Developers at Microsoft, Google, Facebook, Apple and Mozilla have created a browser application programming interface (API) that could soon enable the online purchase of goods and services using cryptocurrency, CoinDesk reported.
The work initiated by the World Wide Web Consortium (W3C) with the help of top technology companies was announced on Thursday and signifies the growing recognition of digital currency as a legitimate means of payment. The API is currently being deployed in browsers including Google’s Chrome, Microsoft’s Edge, Apple’s Webkit, Mozilla’s Firefox, the Samsung Internet Browser and Facebook’s in-app browser. Upon activation, the Payment Request API will allow new payment types, including bitcoin and ether, to be stored directly in the browser, after which consumers will be able to choose their preferred payment method from a drop-down menu.

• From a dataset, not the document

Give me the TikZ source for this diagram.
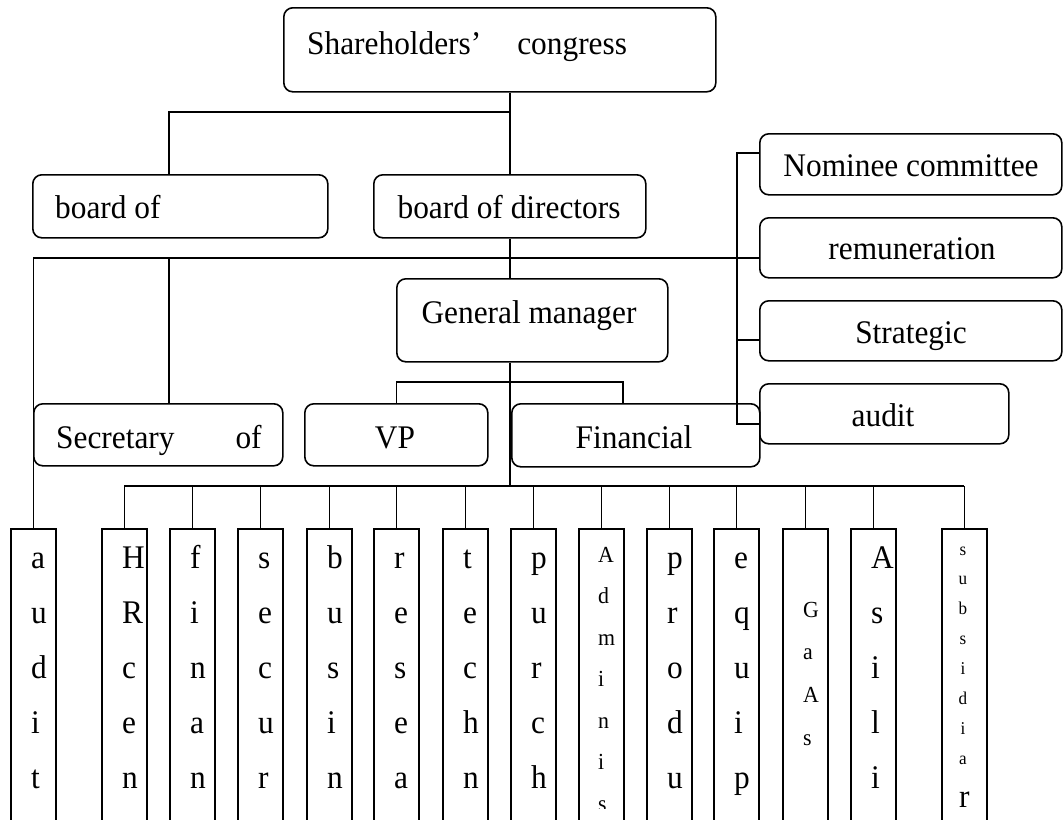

With that, head of the W3C’s payment activity Ian Jacobs said now is a good time for people to start writing blockchain-based payment method descriptions and to try to test the technology. Ultimately, the consortium sees the broad implementation of API as a way to offer consumers more payment options and merchants a more secure online checkout, Jacobs explained. He added that he hopes the early adoption and the increase in browser support over time will enable a wider deployment by the middle of next year.
The move to legitimize digital currency as a means of online payment is part of a wider trend that sees bitcoin and other cryptocurrencies not just as a general purpose technology but also as an institutional one. According to this theory, bitcoin does not merely allow us to do what we already do better, faster and cheaper, but it also represents a new mechanism to coordinate economic activity and facilitate cooperation between individuals.